I love Mondays. I also try to be honest. Kidding aside, other than the fact that Monday is the very day that spoils the weekend, my sentiment about this most hated day is just influenced mostly by the fact that everyone, if not all, feels the same thing. The hatred is that contagious. Even a cat shares the same disgust. Ask Garfield. But frankly I never had my own Monday that I truly despise forever.
Last Monday, however, seems to have made its stamp. It was like all Mondays ganged up on me so much so that the experience would like stay imprinted for a while in my brain. And in my nose. That day I summoned every positivity I had but that Monday almost overpowered all of it. Yet all is not lost. At least I realized that when push comes to shove and when hell breaks loose I could after all arise and face the challenge. However stinky I might be. (Take the hints.)

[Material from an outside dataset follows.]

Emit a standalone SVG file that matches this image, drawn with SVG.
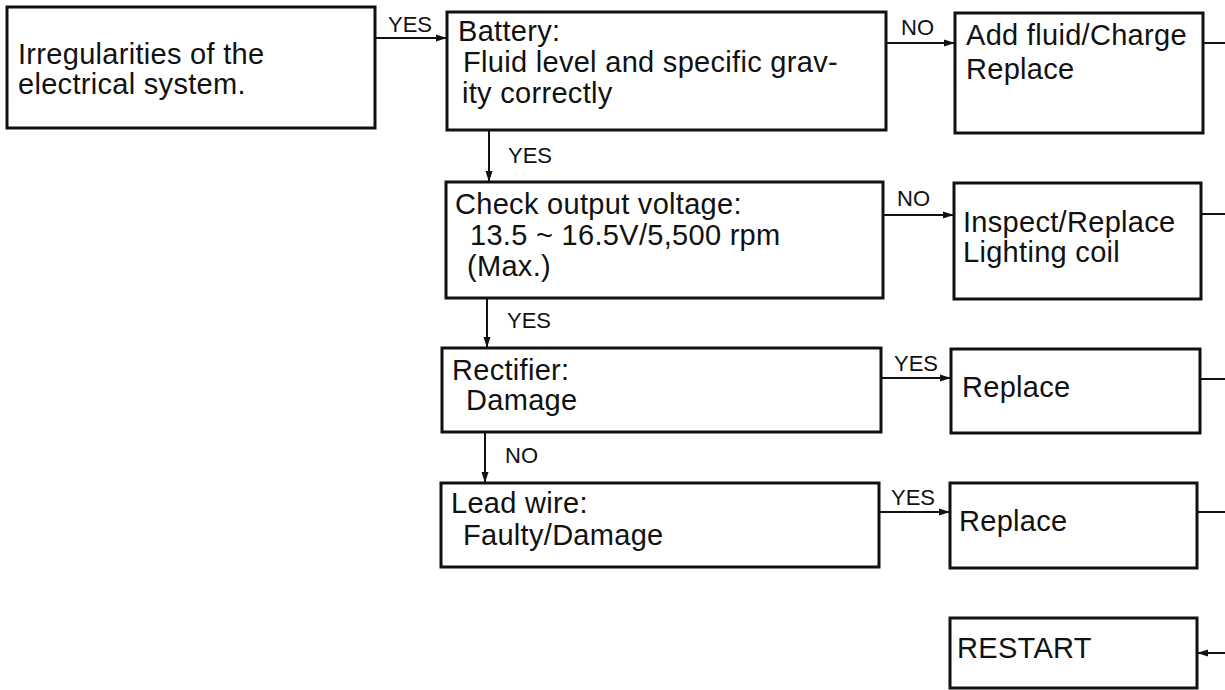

Seven days later, the cycle starts again. I still have few hours left at home before I could say that everything is all clear. That I won’t get stuck in one place face to face with the unknown and the unseen but one that can be definitely smelled. Well, I guess it won’t happen. I pray it won’t happen. Marcus has been eating enough fruits this week so it is highly unlikely that that sh*t would happen again. But then there’s work and that is another Monday story. Well, hopefully something that could make me say I love Mondays.